:: STATED PROBLEM ::
Retype word for word the first line of the listing and each line after it up to the line with "YAxis, Label, Legend", with the pictures taken out.

* begin SUPPLIED INFORMATION *

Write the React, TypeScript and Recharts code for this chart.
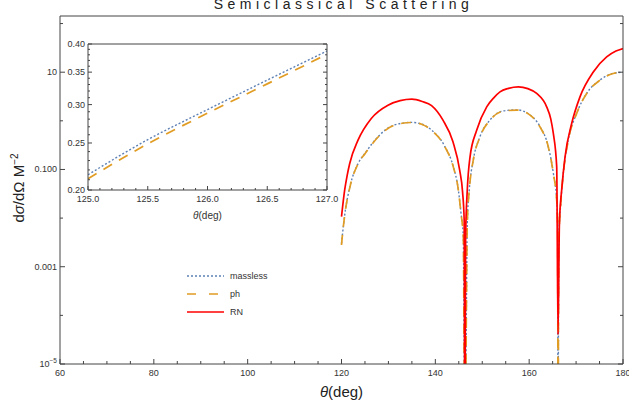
import { LineChart, Line, XAxis, YAxis, Label, Legend } from 'recharts'

// scattering angle samples (deg) and cross sections
const rnTheta = [120, 120.68, 121.2, 121.75, 123.52, 126.35, 129.91, 132.5, 135, 137.2, 139.2, 141.63, 143.76, 145.19, 145.8, 146.15, 146.3, 146.45, 146.81, 147.39, 148.81, 150.95, 152.5, 153.78, 155.6, 157.69, 159.7, 161.6, 163.73, 164.6, 165.15, 165.87, 166.15, 166.45, 166.93, 167.64, 169.06, 170.83, 173.67, 176.52, 178.5, 180]
const rnCross = [0.0107, 0.038, 0.075, 0.133, 0.4, 1.12, 2.1, 2.6, 2.79, 2.5, 2.05, 1.03, 0.37, 0.097, 0.035, 0.009, 1e-7, 0.004, 0.038, 0.18, 0.64, 1.94, 3.0, 3.94, 4.65, 4.99, 4.6, 3.65, 1.94, 1.1, 0.55, 0.113, 4e-5, 0.008, 0.038, 0.18, 0.88, 3.11, 10.1, 20.6, 27.2, 30.7]

const phTheta = [120, 120.17, 120.74, 121.81, 123.58, 125, 126.5, 128.3, 131.3, 134.96, 137.2, 139.2, 142.06, 143.83, 144.9, 145.47, 145.96, 146.3, 146.81, 147.24, 148.09, 149.52, 151.65, 154.49, 157.34, 160.18, 162.31, 164.08, 165.15, 165.87, 166.08, 166.15, 166.3, 166.78, 167.28, 168.34, 170.13, 172.26, 175.1, 177.93, 180]
const masslessCross = [0.003, 0.0043, 0.0127, 0.045, 0.135, 0.215, 0.337, 0.53, 0.825, 0.93, 0.85, 0.645, 0.292, 0.114, 0.0385, 0.0127, 0.0042, 1e-7, 0.0079, 0.0385, 0.158, 0.475, 1.04, 1.6, 1.68, 1.32, 0.76, 0.293, 0.084, 0.0233, 0.0067, 1e-7, 0.003, 0.0233, 0.084, 0.405, 1.43, 3.68, 6.9, 9.5, 10]
const phCross = [0.0028, 0.0042, 0.0125, 0.044, 0.133, 0.211, 0.331, 0.52, 0.815, 0.925, 0.84, 0.64, 0.29, 0.113, 0.038, 0.0125, 0.0041, 1e-7, 0.0078, 0.038, 0.156, 0.47, 1.03, 1.58, 1.66, 1.31, 0.75, 0.29, 0.083, 0.023, 0.0066, 1e-7, 0.003, 0.023, 0.083, 0.4, 1.42, 3.65, 6.85, 9.4, 9.9]

const insetTheta = [125, 125.5, 126, 126.5, 127]
const insetMassless = [0.215, 0.254, 0.293, 0.337, 0.387]
const insetPh = [0.211, 0.249, 0.288, 0.331, 0.381]

const xMajorTicks = [60, 80, 100, 120, 140, 160, 180]
const xMinorTicks = [65, 70, 75, 85, 90, 95, 105, 110, 115, 125, 130, 135, 145, 150, 155, 165, 170, 175]
const yMajorTicks = [1e-5, 0.001, 0.1, 10]
const yMinorTicks = [1e-4, 0.01, 1, 100]
const insetXMajor = [125, 125.5, 126, 126.5, 127]
const insetXMinor = [125.1, 125.2, 125.3, 125.4, 125.6, 125.7, 125.8, 125.9, 126.1, 126.2, 126.3, 126.4, 126.6, 126.7, 126.8, 126.9]
const insetYMajor = [0.2, 0.25, 0.3, 0.35, 0.4]
const insetYMinor = [0.21, 0.22, 0.23, 0.24, 0.26, 0.27, 0.28, 0.29, 0.31, 0.32, 0.33, 0.34, 0.36, 0.37, 0.38, 0.39]

const series = [
  { key: 'massless', color: '#5E81B5', dash: '2 2', width: 1.4 },
  { key: 'ph', color: '#E19C24', dash: '10 8', width: 1.7 },
  { key: 'RN', color: '#FF0000', dash: undefined, width: 1.7 },
]

const toRows = (theta: number[], values: number[]) => theta.map((t, i) => ({ theta: t, value: values[i] }))

const masslessData = toRows(phTheta, masslessCross)
const phData = toRows(phTheta, phCross)
const rnData = toRows(rnTheta, rnCross)
const insetMasslessData = toRows(insetTheta, insetMassless)
const insetPhData = toRows(insetTheta, insetPh)

const font = '"Liberation Sans", Arial, Helvetica, sans-serif'
const axisColor = '#444'
const textColor = '#333'

const sorted = (a: number[], b: number[]) => [...a, ...b].sort((p, q) => p - q)

function makeTick(side: 'bottom' | 'top' | 'left' | 'right', majors: number[], majorLen: number, minorLen: number, format?: (v: number) => any) {
  return (props: any) => {
    const { x, y, payload } = props
    const v = payload.value
    const major = majors.includes(v)
    const len = major ? majorLen : minorLen
    let line
    if (side === 'bottom') line = <line x1={x} y1={y} x2={x} y2={y - len} stroke={axisColor} />
    else if (side === 'top') line = <line x1={x} y1={y} x2={x} y2={y + len} stroke={axisColor} />
    else if (side === 'left') line = <line x1={x} y1={y} x2={x + len} y2={y} stroke={axisColor} />
    else line = <line x1={x} y1={y} x2={x - len} y2={y} stroke={axisColor} />
    let label = null
    if (major && format) {
      if (side === 'bottom') {
        label = <text x={x} y={y + 12} textAnchor="middle" fontSize={9} fontFamily={font} fill={textColor}>{format(v)}</text>
      } else if (side === 'left') {
        label = <text x={x - 3} y={y + 3} textAnchor="end" fontSize={9} fontFamily={font} fill={textColor}>{format(v)}</text>
      }
    }
    return <g>{line}{label}</g>
  }
}

const mainYFormat = (v: number) => {
  if (v === 1e-5) return <>10<tspan dy={-4} fontSize={6.5}>−5</tspan></>
  if (v === 10) return '10'
  if (v === 0.1) return '0.100'
  return '0.001'
}

export default function App() {
  return (
    <div style={{ position: 'absolute', left: 0, top: 0, width: 629, height: 410, background: '#fff' }}>
      <LineChart width={629} height={410} margin={{ top: 15, right: 5, bottom: 0, left: 0 }}>
        <XAxis dataKey="theta" type="number" domain={[60, 180]} allowDataOverflow ticks={sorted(xMajorTicks, xMinorTicks)} interval={0}
          height={46} tickSize={0} tickMargin={0} stroke={axisColor} tick={makeTick('bottom', xMajorTicks, 5, 3, (v) => v)}>
          <Label content={({ viewBox }: any) => (
            <text x={viewBox.x + viewBox.width / 2} y={viewBox.y + 33} textAnchor="middle" fontSize={15} fontFamily={font} fill="#222">
              <tspan fontStyle="italic">θ</tspan>(deg)
            </text>
          )} />
        </XAxis>
        <XAxis xAxisId="top" orientation="top" type="number" domain={[60, 180]} allowDataOverflow ticks={sorted(xMajorTicks, xMinorTicks)} interval={0}
          height={1} tickSize={0} tickMargin={0} stroke={axisColor} tick={makeTick('top', xMajorTicks, 5, 3)}>
          <Label content={({ viewBox }: any) => (
            <text x={viewBox.x + viewBox.width / 2 + 2} y={9} textAnchor="middle" fontSize={14} letterSpacing={4.5} fontFamily={font} fill="#222">
              Semiclassical Scattering
            </text>
          )} />
        </XAxis>
        <YAxis scale="log" type="number" domain={[1e-5, 143]} allowDataOverflow ticks={sorted(yMajorTicks, yMinorTicks)} interval={0}
          width={60} tickSize={0} tickMargin={0} stroke={axisColor} tick={makeTick('left', yMajorTicks, 5, 3, mainYFormat)}>
          <Label content={({ viewBox }: any) => {
            const cx = viewBox.x + 24
            const cy = viewBox.y + viewBox.height / 2 - 2
            return (
              <text x={cx} y={cy} transform={`rotate(-90 ${cx} ${cy})`} textAnchor="middle" fontSize={15} fontFamily={font} fill="#222">
                d<tspan fontStyle="italic">σ</tspan>/dΩ M<tspan dy={-6} fontSize={10}>−2</tspan>
              </text>
            )
          }} />
        </YAxis>
        <YAxis yAxisId="right" orientation="right" scale="log" type="number" domain={[1e-5, 143]} allowDataOverflow ticks={sorted(yMajorTicks, yMinorTicks)} interval={0}
          width={1} tickSize={0} tickMargin={0} stroke={axisColor} tick={makeTick('right', yMajorTicks, 5, 3)} />
        <Line data={masslessData} dataKey="value" name="massless" type="monotone" stroke={series[0].color} strokeWidth={series[0].width}
          strokeDasharray={series[0].dash} dot={false} activeDot={false} isAnimationActive={false} />
        <Line data={phData} dataKey="value" name="ph" type="monotone" stroke={series[1].color} strokeWidth={series[1].width}
          strokeDasharray={series[1].dash} dot={false} activeDot={false} isAnimationActive={false} />
        <Line data={rnData} dataKey="value" name="RN" type="monotone" stroke={series[2].color} strokeWidth={series[2].width}
          dot={false} activeDot={false} isAnimationActive={false} />
        <Legend layout="vertical" align="center" verticalAlign="middle"
          wrapperStyle={{ left: 185, top: 266, width: 110, height: 56 }}
          content={() => (
            <svg width={110} height={56}>
              {series.map((s, i) => (
                <g key={s.key}>
                  <line x1={2} x2={39} y1={10 + i * 18} y2={10 + i * 18} stroke={s.color} strokeWidth={s.width} strokeDasharray={s.key === 'ph' ? '9 13' : s.dash} />
                  <text x={45} y={13 + i * 18} fontSize={9} fontFamily={font} fill={textColor}>{s.key}</text>
                </g>
              ))}
            </svg>
          )} />
      </LineChart>

      <div style={{ position: 'absolute', left: 50, top: 36 }}>
        <LineChart width={290} height={190} margin={{ top: 7, right: 12, bottom: 0, left: 0 }}>
          <XAxis dataKey="theta" type="number" domain={[125, 127]} allowDataOverflow ticks={sorted(insetXMajor, insetXMinor)} interval={0}
            height={36} tickSize={0} tickMargin={0} stroke={axisColor} tick={makeTick('bottom', insetXMajor, 4, 2, (v) => v.toFixed(1))}>
            <Label content={({ viewBox }: any) => (
              <text x={viewBox.x + viewBox.width / 2} y={viewBox.y + 29} textAnchor="middle" fontSize={10} fontFamily={font} fill={textColor}>
                <tspan fontStyle="italic">θ</tspan>(deg)
              </text>
            )} />
          </XAxis>
          <XAxis xAxisId="top" orientation="top" type="number" domain={[125, 127]} allowDataOverflow ticks={sorted(insetXMajor, insetXMinor)} interval={0}
            height={1} tickSize={0} tickMargin={0} stroke={axisColor} tick={makeTick('top', insetXMajor, 4, 2)} />
          <YAxis scale="log" type="number" domain={[0.2, 0.4]} allowDataOverflow ticks={sorted(insetYMajor, insetYMinor)} interval={0}
            width={38} tickSize={0} tickMargin={0} stroke={axisColor} tick={makeTick('left', insetYMajor, 4, 2, (v) => v.toFixed(2))} />
          <YAxis yAxisId="right" orientation="right" scale="log" type="number" domain={[0.2, 0.4]} allowDataOverflow ticks={sorted(insetYMajor, insetYMinor)} interval={0}
            width={1} tickSize={0} tickMargin={0} stroke={axisColor} tick={makeTick('right', insetYMajor, 4, 2)} />
          <Line data={insetMasslessData} dataKey="value" type="monotone" stroke={series[0].color} strokeWidth={series[0].width}
            strokeDasharray={series[0].dash} dot={false} activeDot={false} isAnimationActive={false} />
          <Line data={insetPhData} dataKey="value" type="monotone" stroke={series[1].color} strokeWidth={series[1].width}
            strokeDasharray={series[1].dash} dot={false} activeDot={false} isAnimationActive={false} />
        </LineChart>
      </div>
    </div>
  )
}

* end SUPPLIED INFORMATION *

:: CORRECT RESULT ::
Write the React, TypeScript and Recharts code for this chart.
import { LineChart, Line, XAxis, YAxis, Label, Legend } from 'recharts'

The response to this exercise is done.